Task objective → From the entries below, reproduce exactly the lines from the one with "Clone this chart in Apache ECharts." through the one with "const yMin = 0, yMax = 3200, yStep = 200;", both included, without images.
[begin Task input]
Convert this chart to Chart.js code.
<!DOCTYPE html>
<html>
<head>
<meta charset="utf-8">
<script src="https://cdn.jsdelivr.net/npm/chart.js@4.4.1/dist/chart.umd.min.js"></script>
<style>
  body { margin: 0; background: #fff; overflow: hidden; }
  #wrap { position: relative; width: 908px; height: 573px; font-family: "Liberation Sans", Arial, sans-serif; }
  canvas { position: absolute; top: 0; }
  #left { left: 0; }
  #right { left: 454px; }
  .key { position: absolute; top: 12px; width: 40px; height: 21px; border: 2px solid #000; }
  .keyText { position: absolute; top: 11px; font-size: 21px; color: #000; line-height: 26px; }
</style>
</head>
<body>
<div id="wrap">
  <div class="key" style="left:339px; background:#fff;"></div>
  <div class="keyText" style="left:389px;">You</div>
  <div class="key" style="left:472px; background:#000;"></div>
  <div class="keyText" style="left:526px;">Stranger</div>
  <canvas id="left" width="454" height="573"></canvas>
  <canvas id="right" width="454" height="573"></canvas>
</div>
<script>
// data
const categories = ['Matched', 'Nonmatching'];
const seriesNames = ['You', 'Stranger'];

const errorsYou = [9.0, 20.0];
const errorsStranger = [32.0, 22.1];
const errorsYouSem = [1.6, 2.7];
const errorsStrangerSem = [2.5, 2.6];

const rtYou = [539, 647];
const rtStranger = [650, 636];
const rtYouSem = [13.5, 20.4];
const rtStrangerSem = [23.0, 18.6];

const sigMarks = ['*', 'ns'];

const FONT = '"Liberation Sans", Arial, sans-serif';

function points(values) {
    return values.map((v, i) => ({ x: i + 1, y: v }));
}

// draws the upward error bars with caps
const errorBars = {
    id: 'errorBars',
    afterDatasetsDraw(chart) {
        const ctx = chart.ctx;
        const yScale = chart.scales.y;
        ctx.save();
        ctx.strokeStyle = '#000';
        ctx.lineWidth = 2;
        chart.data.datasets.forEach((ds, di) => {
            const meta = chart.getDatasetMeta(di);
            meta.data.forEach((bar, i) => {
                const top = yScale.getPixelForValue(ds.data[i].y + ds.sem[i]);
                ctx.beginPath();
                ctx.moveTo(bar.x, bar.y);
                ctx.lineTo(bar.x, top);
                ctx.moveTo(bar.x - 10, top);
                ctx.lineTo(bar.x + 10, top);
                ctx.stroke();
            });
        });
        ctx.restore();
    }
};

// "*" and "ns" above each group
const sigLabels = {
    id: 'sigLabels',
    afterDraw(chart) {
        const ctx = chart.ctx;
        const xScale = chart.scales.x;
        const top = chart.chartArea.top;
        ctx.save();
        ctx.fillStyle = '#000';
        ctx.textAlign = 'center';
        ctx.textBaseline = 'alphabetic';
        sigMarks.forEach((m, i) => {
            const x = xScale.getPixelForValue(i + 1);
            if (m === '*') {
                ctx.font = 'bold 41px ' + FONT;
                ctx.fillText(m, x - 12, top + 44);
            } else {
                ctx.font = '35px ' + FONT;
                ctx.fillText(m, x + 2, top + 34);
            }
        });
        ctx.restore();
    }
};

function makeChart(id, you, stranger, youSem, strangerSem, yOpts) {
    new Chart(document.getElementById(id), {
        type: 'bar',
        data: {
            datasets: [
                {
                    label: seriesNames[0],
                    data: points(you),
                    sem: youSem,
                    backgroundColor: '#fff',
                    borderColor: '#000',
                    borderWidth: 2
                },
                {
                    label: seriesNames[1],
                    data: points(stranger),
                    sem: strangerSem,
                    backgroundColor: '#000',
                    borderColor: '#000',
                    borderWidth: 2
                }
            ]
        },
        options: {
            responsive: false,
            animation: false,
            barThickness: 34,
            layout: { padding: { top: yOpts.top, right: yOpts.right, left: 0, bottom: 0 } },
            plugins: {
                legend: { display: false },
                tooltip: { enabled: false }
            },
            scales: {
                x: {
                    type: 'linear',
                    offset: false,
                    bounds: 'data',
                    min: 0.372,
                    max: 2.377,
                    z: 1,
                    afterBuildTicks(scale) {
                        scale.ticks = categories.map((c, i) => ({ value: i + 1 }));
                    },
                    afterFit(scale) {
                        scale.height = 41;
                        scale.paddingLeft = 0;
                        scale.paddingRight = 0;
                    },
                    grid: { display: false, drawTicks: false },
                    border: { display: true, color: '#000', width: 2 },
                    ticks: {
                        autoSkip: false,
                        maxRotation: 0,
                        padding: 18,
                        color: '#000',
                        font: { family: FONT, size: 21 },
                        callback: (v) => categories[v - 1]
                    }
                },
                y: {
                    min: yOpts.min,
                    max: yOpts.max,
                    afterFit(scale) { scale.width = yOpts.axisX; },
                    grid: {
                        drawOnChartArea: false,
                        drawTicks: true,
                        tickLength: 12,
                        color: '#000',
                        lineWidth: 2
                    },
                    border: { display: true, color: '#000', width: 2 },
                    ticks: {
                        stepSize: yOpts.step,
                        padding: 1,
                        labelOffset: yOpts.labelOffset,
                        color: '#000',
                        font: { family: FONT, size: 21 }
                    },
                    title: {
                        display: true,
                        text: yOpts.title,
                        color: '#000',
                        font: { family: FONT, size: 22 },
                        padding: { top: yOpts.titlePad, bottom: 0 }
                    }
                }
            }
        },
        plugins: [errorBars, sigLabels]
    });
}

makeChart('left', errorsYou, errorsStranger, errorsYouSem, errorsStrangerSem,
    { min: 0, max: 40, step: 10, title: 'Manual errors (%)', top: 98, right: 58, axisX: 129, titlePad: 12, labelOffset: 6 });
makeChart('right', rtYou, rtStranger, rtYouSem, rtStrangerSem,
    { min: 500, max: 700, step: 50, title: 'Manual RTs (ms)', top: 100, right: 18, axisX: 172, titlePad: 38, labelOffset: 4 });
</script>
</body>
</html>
[end Task input]
[begin Task input]
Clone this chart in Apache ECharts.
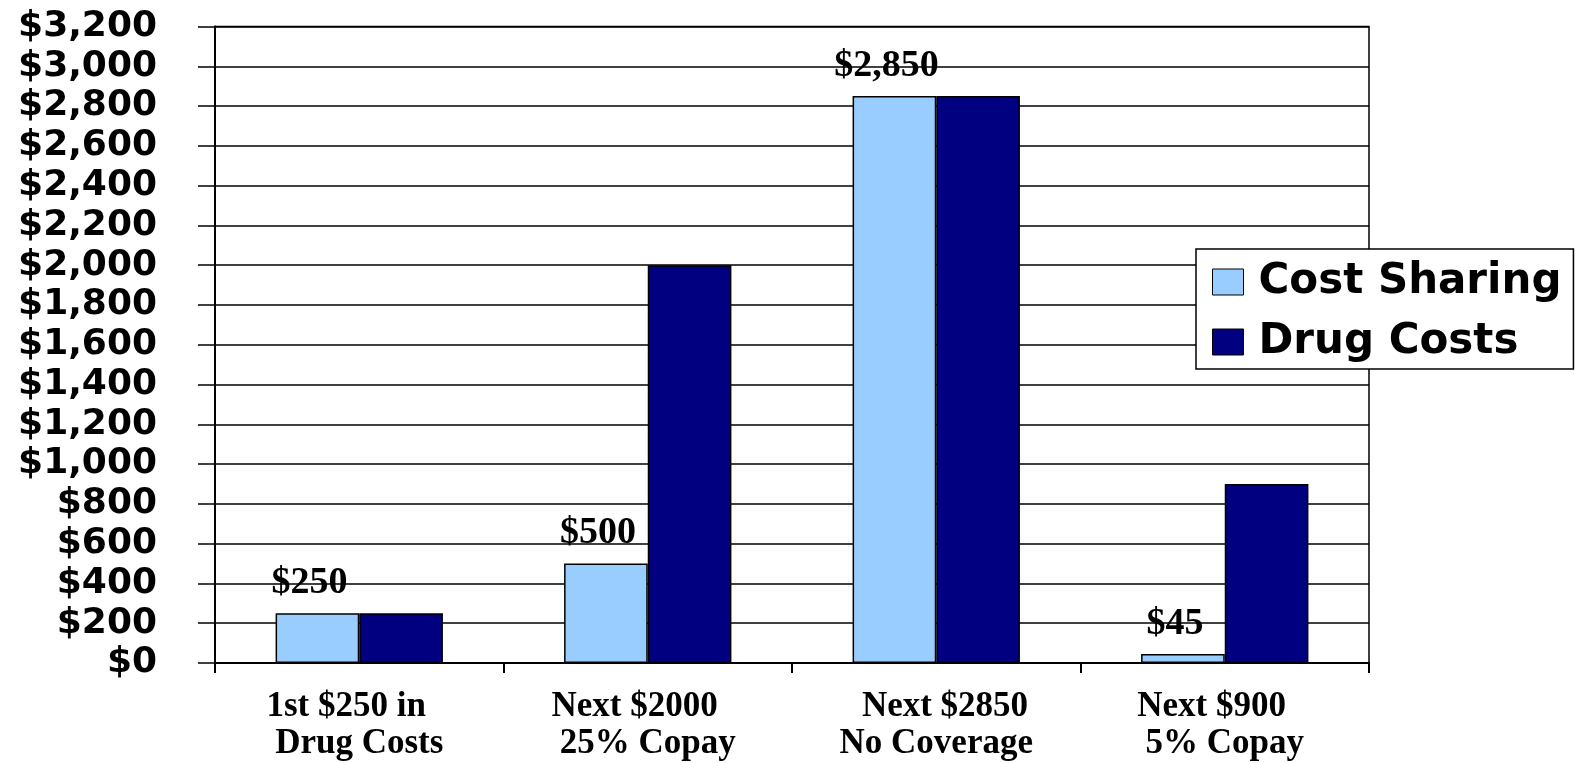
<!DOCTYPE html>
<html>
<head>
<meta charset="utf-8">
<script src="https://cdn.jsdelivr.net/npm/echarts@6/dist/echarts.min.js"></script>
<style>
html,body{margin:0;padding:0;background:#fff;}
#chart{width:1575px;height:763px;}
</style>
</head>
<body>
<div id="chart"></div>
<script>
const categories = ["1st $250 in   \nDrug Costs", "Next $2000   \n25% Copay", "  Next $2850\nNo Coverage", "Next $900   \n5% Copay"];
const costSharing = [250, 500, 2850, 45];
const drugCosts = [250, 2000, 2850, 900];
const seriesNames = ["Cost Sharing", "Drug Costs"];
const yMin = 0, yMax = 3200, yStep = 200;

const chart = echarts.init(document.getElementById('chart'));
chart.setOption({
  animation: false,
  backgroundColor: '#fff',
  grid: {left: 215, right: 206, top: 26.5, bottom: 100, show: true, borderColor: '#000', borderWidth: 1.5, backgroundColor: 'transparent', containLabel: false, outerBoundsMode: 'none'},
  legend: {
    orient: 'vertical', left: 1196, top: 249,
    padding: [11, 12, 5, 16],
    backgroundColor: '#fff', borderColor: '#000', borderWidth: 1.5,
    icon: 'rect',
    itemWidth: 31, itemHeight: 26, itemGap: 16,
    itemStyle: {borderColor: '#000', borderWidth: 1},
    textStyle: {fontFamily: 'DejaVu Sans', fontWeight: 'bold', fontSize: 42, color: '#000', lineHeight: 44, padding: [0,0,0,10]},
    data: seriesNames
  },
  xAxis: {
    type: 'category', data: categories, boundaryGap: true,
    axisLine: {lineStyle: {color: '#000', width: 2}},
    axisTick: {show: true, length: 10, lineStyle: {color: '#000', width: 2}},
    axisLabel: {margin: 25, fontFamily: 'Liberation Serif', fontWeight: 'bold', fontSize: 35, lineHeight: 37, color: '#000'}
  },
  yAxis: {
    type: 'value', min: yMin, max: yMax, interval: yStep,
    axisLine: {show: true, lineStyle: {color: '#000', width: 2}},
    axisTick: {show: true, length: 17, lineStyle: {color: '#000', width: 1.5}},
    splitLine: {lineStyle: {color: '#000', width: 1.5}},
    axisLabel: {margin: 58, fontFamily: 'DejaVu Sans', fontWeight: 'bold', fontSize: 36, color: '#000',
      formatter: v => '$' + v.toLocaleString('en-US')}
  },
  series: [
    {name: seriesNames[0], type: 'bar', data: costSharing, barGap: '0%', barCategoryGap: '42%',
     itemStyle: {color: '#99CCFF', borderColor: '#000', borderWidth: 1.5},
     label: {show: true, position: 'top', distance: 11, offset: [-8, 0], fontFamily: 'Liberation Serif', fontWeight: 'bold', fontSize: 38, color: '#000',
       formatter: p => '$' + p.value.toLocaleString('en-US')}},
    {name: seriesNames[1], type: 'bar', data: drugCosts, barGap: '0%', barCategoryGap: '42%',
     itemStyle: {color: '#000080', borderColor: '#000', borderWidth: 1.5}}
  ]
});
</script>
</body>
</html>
[end Task input]
[begin Task input]
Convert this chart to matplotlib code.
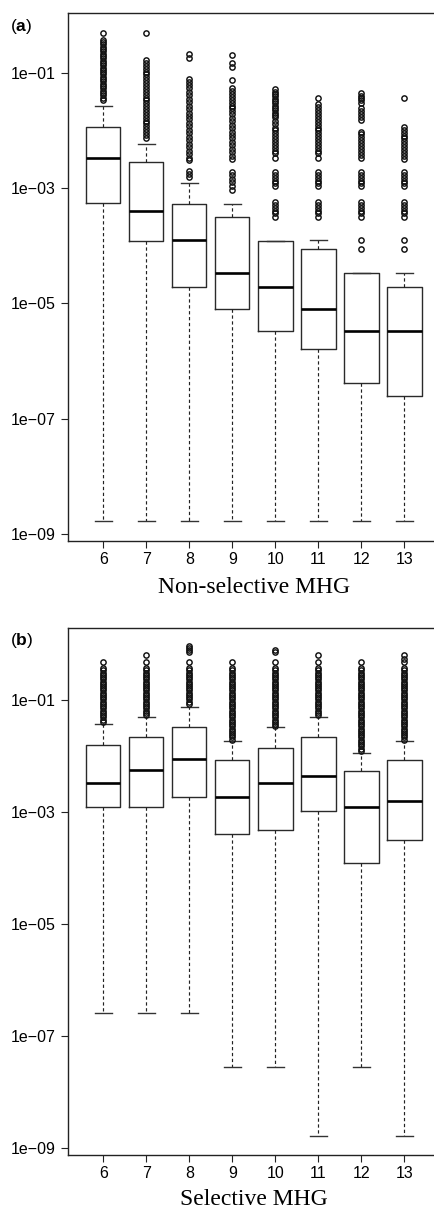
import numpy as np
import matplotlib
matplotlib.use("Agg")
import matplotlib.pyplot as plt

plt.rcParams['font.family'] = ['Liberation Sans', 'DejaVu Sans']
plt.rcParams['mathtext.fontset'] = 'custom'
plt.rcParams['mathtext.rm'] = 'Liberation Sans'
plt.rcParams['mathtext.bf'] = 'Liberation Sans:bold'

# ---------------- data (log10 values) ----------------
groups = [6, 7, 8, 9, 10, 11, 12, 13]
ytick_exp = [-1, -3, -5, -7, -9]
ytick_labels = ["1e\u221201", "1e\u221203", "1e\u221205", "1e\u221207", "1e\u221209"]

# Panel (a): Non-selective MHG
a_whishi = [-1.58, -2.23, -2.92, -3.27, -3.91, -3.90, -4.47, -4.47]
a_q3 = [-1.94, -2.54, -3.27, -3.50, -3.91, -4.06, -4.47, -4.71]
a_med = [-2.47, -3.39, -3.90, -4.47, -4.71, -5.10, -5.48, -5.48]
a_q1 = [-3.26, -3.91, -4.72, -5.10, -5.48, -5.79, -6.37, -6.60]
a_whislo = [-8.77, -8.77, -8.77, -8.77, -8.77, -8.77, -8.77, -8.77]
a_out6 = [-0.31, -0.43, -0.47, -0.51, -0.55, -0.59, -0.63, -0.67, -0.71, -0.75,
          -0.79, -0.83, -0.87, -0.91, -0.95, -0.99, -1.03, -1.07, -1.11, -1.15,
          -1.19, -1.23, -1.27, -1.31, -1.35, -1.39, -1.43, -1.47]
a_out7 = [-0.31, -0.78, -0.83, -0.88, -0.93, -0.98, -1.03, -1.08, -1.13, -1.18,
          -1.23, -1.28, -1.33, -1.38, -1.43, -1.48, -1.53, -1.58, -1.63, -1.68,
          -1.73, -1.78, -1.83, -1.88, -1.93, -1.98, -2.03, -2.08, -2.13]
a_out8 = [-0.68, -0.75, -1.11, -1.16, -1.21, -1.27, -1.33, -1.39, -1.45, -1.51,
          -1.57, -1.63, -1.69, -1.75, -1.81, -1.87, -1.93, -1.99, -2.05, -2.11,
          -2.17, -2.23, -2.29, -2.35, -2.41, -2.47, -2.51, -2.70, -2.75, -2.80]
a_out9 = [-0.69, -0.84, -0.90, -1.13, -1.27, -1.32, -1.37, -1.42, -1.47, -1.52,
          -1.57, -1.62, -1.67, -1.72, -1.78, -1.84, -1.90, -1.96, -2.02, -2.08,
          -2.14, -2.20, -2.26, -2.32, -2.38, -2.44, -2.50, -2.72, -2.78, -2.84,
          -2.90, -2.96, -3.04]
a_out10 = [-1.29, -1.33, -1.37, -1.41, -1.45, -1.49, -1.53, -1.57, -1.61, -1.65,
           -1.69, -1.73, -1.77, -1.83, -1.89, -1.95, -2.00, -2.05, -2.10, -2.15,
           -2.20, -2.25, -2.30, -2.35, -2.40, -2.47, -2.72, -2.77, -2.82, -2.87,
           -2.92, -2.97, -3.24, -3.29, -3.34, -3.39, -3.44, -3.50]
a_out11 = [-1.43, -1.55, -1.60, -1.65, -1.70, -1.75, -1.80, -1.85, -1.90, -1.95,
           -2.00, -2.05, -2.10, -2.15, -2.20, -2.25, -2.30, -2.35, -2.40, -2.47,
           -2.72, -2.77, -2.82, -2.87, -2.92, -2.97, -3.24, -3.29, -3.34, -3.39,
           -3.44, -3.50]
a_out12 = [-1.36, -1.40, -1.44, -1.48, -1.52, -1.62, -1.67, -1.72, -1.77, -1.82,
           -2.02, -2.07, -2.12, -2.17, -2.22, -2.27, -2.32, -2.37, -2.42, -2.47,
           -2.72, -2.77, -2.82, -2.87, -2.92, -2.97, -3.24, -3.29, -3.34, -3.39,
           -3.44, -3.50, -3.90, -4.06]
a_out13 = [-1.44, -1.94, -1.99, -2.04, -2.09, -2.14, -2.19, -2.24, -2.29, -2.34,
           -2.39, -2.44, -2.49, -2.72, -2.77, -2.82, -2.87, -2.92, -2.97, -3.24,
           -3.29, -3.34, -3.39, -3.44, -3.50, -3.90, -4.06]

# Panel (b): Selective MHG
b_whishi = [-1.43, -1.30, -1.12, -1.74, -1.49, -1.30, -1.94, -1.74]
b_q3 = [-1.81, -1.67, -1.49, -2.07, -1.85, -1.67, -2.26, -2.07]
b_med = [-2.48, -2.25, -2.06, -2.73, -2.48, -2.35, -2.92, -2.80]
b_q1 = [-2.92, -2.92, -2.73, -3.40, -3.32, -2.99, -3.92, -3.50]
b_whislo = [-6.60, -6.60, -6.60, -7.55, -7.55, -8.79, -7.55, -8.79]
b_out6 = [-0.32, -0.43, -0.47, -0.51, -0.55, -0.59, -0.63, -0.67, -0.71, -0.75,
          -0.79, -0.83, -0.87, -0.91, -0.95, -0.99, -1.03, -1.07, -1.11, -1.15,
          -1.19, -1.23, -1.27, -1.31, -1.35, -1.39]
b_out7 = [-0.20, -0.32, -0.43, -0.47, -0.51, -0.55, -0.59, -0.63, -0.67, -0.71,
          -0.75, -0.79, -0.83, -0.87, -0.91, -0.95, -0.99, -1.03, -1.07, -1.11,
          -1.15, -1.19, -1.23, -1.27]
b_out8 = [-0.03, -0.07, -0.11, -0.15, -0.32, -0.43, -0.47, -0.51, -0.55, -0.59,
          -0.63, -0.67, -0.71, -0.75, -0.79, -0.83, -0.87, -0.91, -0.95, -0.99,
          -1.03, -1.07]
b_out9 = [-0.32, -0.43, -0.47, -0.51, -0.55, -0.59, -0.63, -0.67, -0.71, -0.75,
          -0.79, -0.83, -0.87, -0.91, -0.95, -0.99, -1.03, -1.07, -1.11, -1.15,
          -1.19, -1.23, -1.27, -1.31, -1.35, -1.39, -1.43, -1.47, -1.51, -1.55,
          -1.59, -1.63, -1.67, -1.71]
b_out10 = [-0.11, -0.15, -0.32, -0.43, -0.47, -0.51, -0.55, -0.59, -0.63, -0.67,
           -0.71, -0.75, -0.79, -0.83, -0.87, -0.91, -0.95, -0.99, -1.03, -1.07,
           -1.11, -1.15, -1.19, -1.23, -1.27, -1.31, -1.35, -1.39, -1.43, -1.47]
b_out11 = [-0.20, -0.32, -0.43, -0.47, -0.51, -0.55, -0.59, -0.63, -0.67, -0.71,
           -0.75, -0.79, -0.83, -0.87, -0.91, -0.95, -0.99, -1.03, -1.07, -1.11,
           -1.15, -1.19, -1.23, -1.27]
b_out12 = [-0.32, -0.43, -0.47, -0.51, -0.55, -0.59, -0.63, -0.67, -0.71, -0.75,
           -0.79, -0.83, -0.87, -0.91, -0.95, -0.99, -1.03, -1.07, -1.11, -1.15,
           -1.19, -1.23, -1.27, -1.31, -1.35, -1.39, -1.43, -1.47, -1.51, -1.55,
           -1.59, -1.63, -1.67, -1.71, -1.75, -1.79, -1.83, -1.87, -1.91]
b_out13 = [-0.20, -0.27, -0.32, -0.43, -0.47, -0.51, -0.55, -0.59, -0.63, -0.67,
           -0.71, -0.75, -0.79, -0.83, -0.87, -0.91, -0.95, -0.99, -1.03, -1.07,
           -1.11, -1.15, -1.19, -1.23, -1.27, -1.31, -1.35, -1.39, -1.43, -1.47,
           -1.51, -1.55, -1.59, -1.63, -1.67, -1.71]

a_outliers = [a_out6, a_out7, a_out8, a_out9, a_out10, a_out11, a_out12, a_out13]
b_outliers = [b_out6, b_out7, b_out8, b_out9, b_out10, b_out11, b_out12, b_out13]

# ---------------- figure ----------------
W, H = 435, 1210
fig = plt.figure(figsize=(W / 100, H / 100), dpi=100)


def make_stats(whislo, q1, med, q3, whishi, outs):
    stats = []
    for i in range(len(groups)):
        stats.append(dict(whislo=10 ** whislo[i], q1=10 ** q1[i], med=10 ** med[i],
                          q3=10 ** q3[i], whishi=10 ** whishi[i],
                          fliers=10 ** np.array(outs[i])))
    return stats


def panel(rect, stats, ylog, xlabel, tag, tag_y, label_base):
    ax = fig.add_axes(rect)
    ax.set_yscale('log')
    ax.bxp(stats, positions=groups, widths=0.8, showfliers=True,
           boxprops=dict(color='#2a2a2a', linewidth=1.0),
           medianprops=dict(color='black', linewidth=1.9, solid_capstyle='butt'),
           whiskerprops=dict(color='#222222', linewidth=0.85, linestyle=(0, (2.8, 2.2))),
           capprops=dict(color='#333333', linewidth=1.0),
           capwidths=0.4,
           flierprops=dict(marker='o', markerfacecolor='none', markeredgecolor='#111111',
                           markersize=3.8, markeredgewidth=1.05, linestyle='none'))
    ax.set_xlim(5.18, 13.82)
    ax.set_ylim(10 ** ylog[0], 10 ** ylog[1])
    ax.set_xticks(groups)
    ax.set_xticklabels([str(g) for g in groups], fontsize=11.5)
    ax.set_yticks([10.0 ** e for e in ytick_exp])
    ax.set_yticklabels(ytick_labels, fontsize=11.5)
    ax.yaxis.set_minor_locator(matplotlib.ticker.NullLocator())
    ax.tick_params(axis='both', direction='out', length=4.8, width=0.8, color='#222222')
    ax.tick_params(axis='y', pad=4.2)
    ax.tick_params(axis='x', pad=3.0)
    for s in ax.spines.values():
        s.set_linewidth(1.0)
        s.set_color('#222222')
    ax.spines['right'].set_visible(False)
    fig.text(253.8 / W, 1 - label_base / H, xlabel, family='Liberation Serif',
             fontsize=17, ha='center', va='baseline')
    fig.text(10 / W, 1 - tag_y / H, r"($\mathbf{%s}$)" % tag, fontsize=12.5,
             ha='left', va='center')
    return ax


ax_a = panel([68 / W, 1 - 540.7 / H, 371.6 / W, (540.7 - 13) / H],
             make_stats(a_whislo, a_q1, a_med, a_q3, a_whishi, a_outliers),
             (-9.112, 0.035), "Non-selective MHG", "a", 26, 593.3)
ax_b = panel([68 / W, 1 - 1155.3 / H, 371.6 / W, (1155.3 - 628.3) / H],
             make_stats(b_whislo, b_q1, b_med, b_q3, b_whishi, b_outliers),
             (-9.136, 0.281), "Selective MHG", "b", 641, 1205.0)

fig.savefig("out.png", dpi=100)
[end Task input]
Full response →
Clone this chart in Apache ECharts.
<!DOCTYPE html>
<html>
<head>
<meta charset="utf-8">
<script src="https://cdn.jsdelivr.net/npm/echarts@6/dist/echarts.min.js"></script>
<style>
html,body{margin:0;padding:0;background:#fff;}
#chart{width:1575px;height:763px;}
</style>
</head>
<body>
<div id="chart"></div>
<script>
const categories = ["1st $250 in   \nDrug Costs", "Next $2000   \n25% Copay", "  Next $2850\nNo Coverage", "Next $900   \n5% Copay"];
const costSharing = [250, 500, 2850, 45];
const drugCosts = [250, 2000, 2850, 900];
const seriesNames = ["Cost Sharing", "Drug Costs"];
const yMin = 0, yMax = 3200, yStep = 200;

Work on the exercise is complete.